I would appreciate a cogent understanding of the Republican-controlled Senate, other than sheer preservation of their species. Even President Trump thumbs his nose at them, threatens to cut off their funding if they disagree with him, but he clearly understand their worthlessness. In that regard, I give him grudging admiration.

But would a Democrat-controlled Senate be any better? It would be different, more turbulent, perhaps more newsworthy, but I’m not so sure it would be better unless public support was provided.

Those of my generation read the comic strip “POGO.” Pogo was a wise possum living in a swamp, and he was famous for saying: “We have met the enemy, and he is us!”

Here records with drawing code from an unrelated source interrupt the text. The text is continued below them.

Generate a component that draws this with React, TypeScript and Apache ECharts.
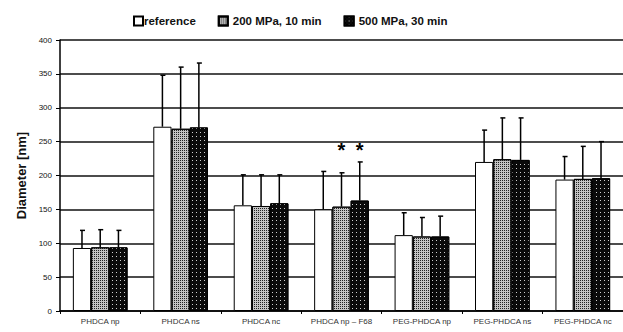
import React, { useEffect, useRef } from "react";
import * as echarts from "echarts";

const categories = [
  "PHDCA np",
  "PHDCA ns",
  "PHDCA nc",
  "PHDCA np – F68",
  "PEG-PHDCA np",
  "PEG-PHDCA ns",
  "PEG-PHDCA nc",
];
const seriesNames = ["reference", "200 MPa, 10 min", "500 MPa, 30 min"];
const refValues = [93, 272, 156, 150, 112, 220, 194];
const mpa200Values = [94, 269, 155, 154, 110, 224, 195];
const mpa500Values = [94, 271, 159, 163, 110, 223, 196];
const refErrTop = [119, 348, 201, 206, 145, 267, 228];
const mpa200ErrTop = [120, 360, 201, 204, 138, 285, 243];
const mpa500ErrTop = [119, 366, 201, 220, 140, 285, 250];
// asterisk marks (value level where the star sits), null = none
const refStars = [null, null, null, null, null, null, null];
const mpa200Stars = [null, null, null, 238, null, null, null];
const mpa500Stars = [null, null, null, 238, null, null, null];
const yTicks = [0, 50, 100, 150, 200, 250, 300, 350, 400];

const FONT = "'Liberation Sans', Arial, sans-serif";
const GAP = 0.32;

export default function App() {
  const ref = useRef<HTMLDivElement>(null);
  useEffect(() => {
    if (!ref.current) return;
    const chart = echarts.init(ref.current, null, { renderer: "svg" });
    const values = [refValues, mpa200Values, mpa500Values];
    const errs = [refErrTop, mpa200ErrTop, mpa500ErrTop];
    const stars = [refStars, mpa200Stars, mpa500Stars];
    const styles = [
      { color: "#ffffff" },
      {
        color: "#c4c4c4",
        decal: {
          symbol: "rect",
          symbolSize: 1,
          color: "#222",
          dashArrayX: [1, 1],
          dashArrayY: [1, 1],
        },
      },
      {
        color: "#0a0a0a",
        decal: {
          symbol: "rect",
          symbolSize: 1,
          color: "#cfcfcf",
          dashArrayX: [1, 3],
          dashArrayY: [1, 3],
        },
      },
    ];
    const barSeries = seriesNames.map((name, i) => ({
      name,
      type: "bar",
      data: values[i],
      barGap: "0%",
      barCategoryGap: GAP * 100 + "%",
      itemStyle: { ...styles[i], borderColor: "#000", borderWidth: 1 },
      z: 2,
    }));
    const errSeries = seriesNames.map((name, i) => ({
      name: name + " err",
      type: "custom",
      z: 5,
      data: categories.map((_, k) => [k, values[i][k], errs[i][k], stars[i][k] ?? -1]),
      encode: { x: 0, y: 1 },
      renderItem: (params: any, api: any) => {
        const x = api.value(0);
        const v = api.value(1);
        const t = api.value(2);
        const s = api.value(3);
        const base = api.coord([x, v]);
        const top = api.coord([x, t]);
        const band = api.size([1, 0])[0];
        const bw = (band * (1 - GAP)) / 3;
        const cx = base[0] + (i - 1) * bw;
        const children: any[] = [
          {
            type: "line",
            shape: { x1: cx, y1: base[1], x2: cx, y2: top[1] },
            style: { stroke: "#000", lineWidth: 1.5 },
          },
          {
            type: "line",
            shape: { x1: cx - 2, y1: top[1], x2: cx + 3, y2: top[1] },
            style: { stroke: "#000", lineWidth: 1.5 },
          },
        ];
        if (s > 0) {
          const sp = api.coord([x, s]);
          children.push({
            type: "text",
            x: cx,
            y: sp[1],
            style: {
              text: "*",
              fontSize: 20,
              fontWeight: "bold",
              fontFamily: FONT,
              fill: "#000",
              align: "center",
              verticalAlign: "middle",
            },
          });
        }
        return { type: "group", children };
      },
    }));
    chart.setOption({
      animation: false,
      textStyle: { fontFamily: FONT },
      legend: {
        data: seriesNames.map((n, i) => ({
          name: n,
          textStyle: i === 0 ? { padding: [0, 0, 0, -4] } : { padding: [0, 0, 0, 0] },
        })),
        top: 10,
        left: 128,
        icon: "rect",
        itemWidth: 9,
        itemHeight: 9,
        itemGap: 22,
        textStyle: { fontSize: 11.5, fontWeight: "bold", color: "#111", fontFamily: FONT },
      },
      grid: { left: 60, right: 0, top: 40, bottom: 21, containLabel: false },
      xAxis: {
        type: "category",
        data: categories,
        axisLine: { lineStyle: { color: "#000", width: 1.5 } },
        axisTick: { show: true, lineStyle: { color: "#000" }, length: 3 },
        axisLabel: { fontSize: 8, color: "#333333", margin: 6, interval: 0 },
      },
      yAxis: {
        type: "value",
        min: 0,
        max: 400,
        interval: 50,
        name: "Diameter [nm]",
        nameLocation: "middle",
        nameGap: 32,
        nameTextStyle: { fontSize: 13, fontWeight: "bold", color: "#111" },
        axisLine: { show: true, lineStyle: { color: "#000", width: 1.5 } },
        axisTick: { show: true, inside: false, length: 4, lineStyle: { color: "#000" } },
        axisLabel: {
          fontSize: 8,
          color: "#111",
          margin: 8,
          formatter: (v: number) => (yTicks.includes(v) ? String(v) : ""),
        },
        splitLine: { show: true, lineStyle: { color: "#111", width: 1.5 } },
      },
      series: [...barSeries, ...errSeries],
    });
    return () => chart.dispose();
  }, []);
  return <div ref={ref} style={{ width: 623, height: 332, position: "absolute", left: 0, top: 0 }} />;
}
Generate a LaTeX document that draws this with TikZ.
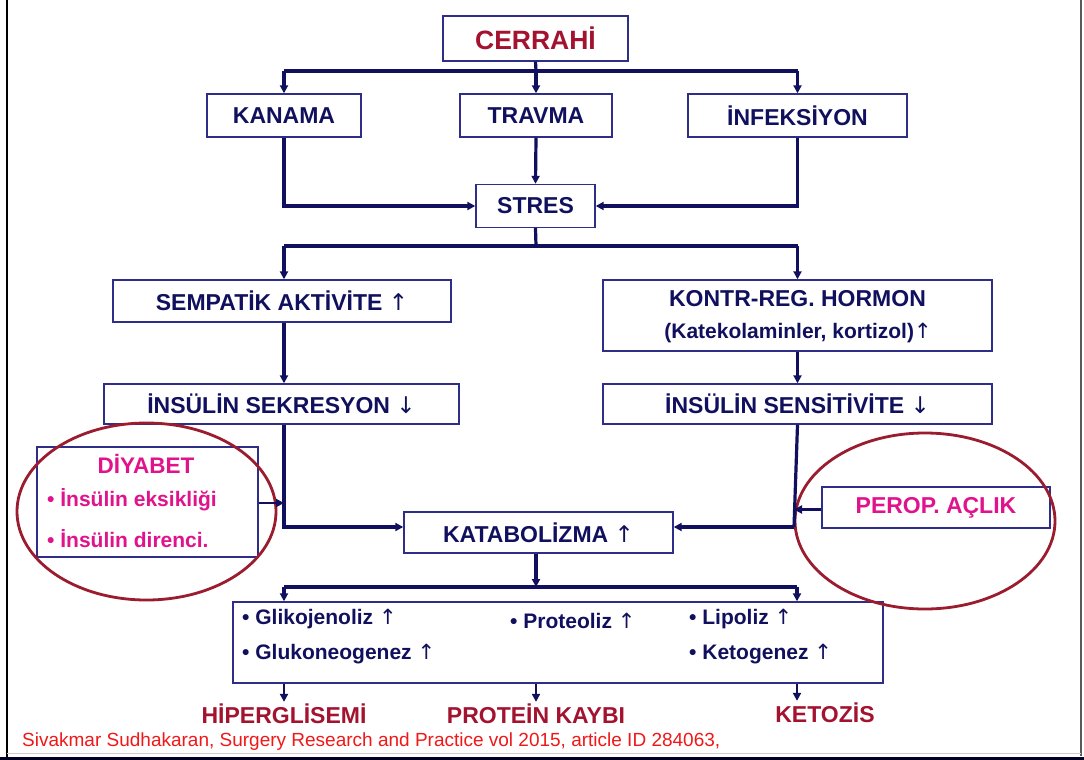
\documentclass[tikz,border=0pt]{standalone}
\usepackage{fontspec}
\setmainfont{Liberation Sans}
\newfontfamily\arrfont{DejaVu Sans}
\newcommand{\upa}{{\arrfont\mdseries ↑}}
\newcommand{\dna}{{\arrfont\mdseries ↓}}
\usetikzlibrary{arrows.meta,shapes.geometric,calc}
\definecolor{navy}{HTML}{10105E}
\definecolor{boxc}{HTML}{2E2E88}
\definecolor{dred}{HTML}{A3122E}
\definecolor{mag}{HTML}{E0138C}
\definecolor{ellc}{HTML}{9A1C2E}
\definecolor{citec}{HTML}{F01818}
\tikzset{
  fbox/.style={draw=boxc, line width=1.4pt, inner sep=0pt, text=navy,
    font=\fontsize{23}{27}\selectfont\bfseries},
  lbl/.style={inner sep=0pt, text=navy, font=\fontsize{23}{27}\selectfont\bfseries},
  sml/.style={inner sep=0pt, text=navy, font=\fontsize{21}{25}\selectfont\bfseries, anchor=west},
  magt/.style={inner sep=0pt, text=mag, font=\fontsize{21}{25}\selectfont\bfseries},
  res/.style={inner sep=0pt, text=dred, font=\fontsize{23}{27}\selectfont\bfseries},
  conn/.style={draw=navy, line width=3.2pt},
  arr/.style={conn, -{Triangle[length=8pt,width=8pt]}},
  ring/.style={draw=ellc, line width=2.8pt, ellipse, inner sep=0pt}
}
\begin{document}
\begin{tikzpicture}[x=1pt,y=-1pt]
\useasboundingbox (0,0) rectangle (1084,760);
\fill[white] (0,0) rectangle (1084,760);
% frame of screenshot
\draw[black, line width=2pt] (6.5,0) -- (6.5,757);
\draw[gray!70!black, line width=1.6pt] (1081,0) -- (1081,756);
\draw[gray!40, line width=1pt] (7,753.5) -- (1081,753.5);
\draw[black!85!blue, line width=3pt] (0,758.5) -- (1084,758.5);

% boxes
\node[fbox, minimum width=185pt, minimum height=45pt, text=dred,
  font=\fontsize{26.5}{30}\selectfont\bfseries] (cerrahi) at (535.5,38.5) {CERRAHİ};
\node[fbox, minimum width=154pt, minimum height=43pt] (kanama) at (284,115.5) {KANAMA};
\node[fbox, minimum width=152pt, minimum height=43pt] (travma) at (536,115.5) {TRAVMA};
\node[fbox, minimum width=219pt, minimum height=43pt] (infeks) at (797.5,115.5) {İNFEKSİYON};
\node[fbox, minimum width=119pt, minimum height=43pt] (stres) at (535.5,206) {STRES};
\node[fbox, minimum width=338pt, minimum height=42pt] (sempatik) at (282,301) {SEMPATİK AKTİVİTE \upa};
\node[fbox, minimum width=389pt, minimum height=71pt] (kontr) at (797.5,315.5) {};
\node[lbl] (kontr1) at (797.5,299) {KONTR-REG. HORMON};
\node[lbl, font=\fontsize{21}{25}\selectfont\bfseries] (kontr2) at (798,333) {(Katekolaminler, kortizol)\upa};
\node[fbox, minimum width=355pt, minimum height=40pt] (sekres) at (281.5,404) {İNSÜLİN SEKRESYON \dna};
\node[fbox, minimum width=389pt, minimum height=40pt] (sensit) at (797.5,404) {İNSÜLİN SENSİTİVİTE \dna};
\node[fbox, minimum width=269pt, minimum height=41pt] (katab) at (538.5,532.5) {KATABOLİZMA \upa};
\node[fbox, minimum width=221pt, minimum height=110pt] (diyabet) at (147.5,502) {};
\node[magt, font=\fontsize{22.5}{26}\selectfont\bfseries] (diy1) at (146,464) {DİYABET};
\node[magt, anchor=west] (diy2) at (47,500) {• İnsülin eksikliği};
\node[magt, anchor=west] (diy3) at (47,539) {• İnsülin direnci.};
\node[fbox, minimum width=228pt, minimum height=41pt, text=mag] (perop) at (936,507.5) {PEROP. AÇLIK};
\node[fbox, minimum width=650pt, minimum height=81pt] (metab) at (558,642.5) {};
\node[sml] (m1) at (242,619) {• Glikojenoliz \upa};
\node[sml] (m2) at (242,654) {• Glukoneogenez \upa};
\node[sml] (m3) at (510,621) {• Proteoliz \upa};
\node[sml] (m4) at (689,619) {• Lipoliz \upa};
\node[sml] (m5) at (689,654) {• Ketogenez \upa};
\node[res] (hiper) at (284,714) {HİPERGLİSEMİ};
\node[res] (prot) at (536,714) {PROTEİN KAYBI};
\node[res] (keto) at (825,713) {KETOZİS};
\node[inner sep=0pt, anchor=west, text=citec, font=\fontsize{19}{22}\selectfont] (cite) at (22,742)
  {Sivakmar Sudhakaran, Surgery Research and Practice vol 2015, article ID 284063,};

% rings
\node[ring, minimum width=259pt, minimum height=177pt] (ring1) at (146.5,511.5) {};
\node[ring, minimum width=260pt, minimum height=176pt] (ring2) at (925,521) {};

% junction coordinates
\coordinate (j1) at (536,71);
\coordinate (j1l) at (284,71);
\coordinate (j1r) at (797.5,71);
\coordinate (j2) at (536,246);
\coordinate (j2l) at (284,246);
\coordinate (j2r) at (797.5,246);
\coordinate (kr) at (794,527);
\coordinate (j3) at (536,587);
\coordinate (j3l) at (284,587);
\coordinate (j3r) at (797,587);

% connectors
\draw[conn] (cerrahi.south) -- (j1);
\draw[conn] (j1l) -- (j1r);
\draw[arr] (j1l) -- (kanama.north);
\draw[arr] (j1) -- (travma.north);
\draw[arr] (j1r) -- (infeks.north);
\draw[arr] (kanama.south) |- (stres.west);
\draw[arr] (travma.south) -- (stres.north);
\draw[arr] (infeks.south) |- (stres.east);
\draw[conn] (stres.south) -- (j2);
\draw[conn] (j2l) -- (j2r);
\draw[arr] (j2l) -- (j2l |- sempatik.north);
\draw[arr] (j2r) -- (kontr.north);
\draw[arr] (sempatik.south -| j2l) -- (sekres.north -| j2l);
\draw[arr] (kontr.south) -- (sensit.north);
\draw[arr] (sekres.south -| j2l) |- ([yshift=5.5pt]katab.west);
\draw[conn] (sensit.south) -- (kr);
\draw[arr] (kr) -- ([yshift=5.5pt]katab.east);
\draw[arr, line width=2.2pt] ([yshift=-1pt]diyabet.east) -- ([yshift=-1pt]diyabet.east -| j2l);
\draw[arr, line width=2.2pt] ([yshift=-2pt]perop.west) -- ([yshift=-2pt]perop.west -| kr);
\draw[arr] (katab.south -| j3) -- (j3);
\draw[conn] (j3l) -- (j3r);
\draw[arr] (j3l) -- (j3l |- metab.north);
\draw[arr] (j3r) -- (j3r |- metab.north);
\draw[arr, line width=2.2pt] (metab.south -| j3l) -- ([yshift=2pt]hiper.north -| j3l);
\draw[arr, line width=2.2pt] (metab.south -| j3) -- ([yshift=2pt]prot.north -| j3);
\draw[arr, line width=2.2pt] (metab.south -| j3r) -- ([yshift=2pt]keto.north -| j3r);
\end{tikzpicture}
\end{document}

We are still the greatest nation on the planet, it is possible we could continue to be for a while, yet we have allowed ourselves to be paralyzed by a governance system that has worked so well for almost 250 years, conceived after a long and painful struggle, yet requires a lot of care and feeding to maintain. We are so busy with jobs and family that we could end up in a downward spiral.

On the other hand, Amazon Prime just announced that they will cut delivery time in half — one day vs. two. What a country.

Jeff Bezos, co-creater of Amazon with his wife, MacKenzie, after a peccadillo with a hot chick on the side, cut a divorce deal, making him still the richest man in the world yet leaving MacKenzie with an estimated net worth of $34 billion. Just makes my heart flutter, and I can’t wait for that one-day delivery deal.

I kind of like Joe Biden because of his relative honesty and work ethic. He isn’t a billionaire and either he’s missed the boat or is comfortable not being one. But after the past 2 1/2 years of thrills and chills — porn star sex, golden showers, Pacific Ocean H bomb tests, American journalists being diced up and colluding with Trump’s family as a fraternity gag, White House lawyers threatening to quit rather than fire people, “Hello Russia? If You’re Listening ...” — give me a break. Joe is a little dull. But he sure seems to want the Iron Throne.

The Game of Thrones series itself is OK, but nothing like the real thing. I think even Pogo would agree.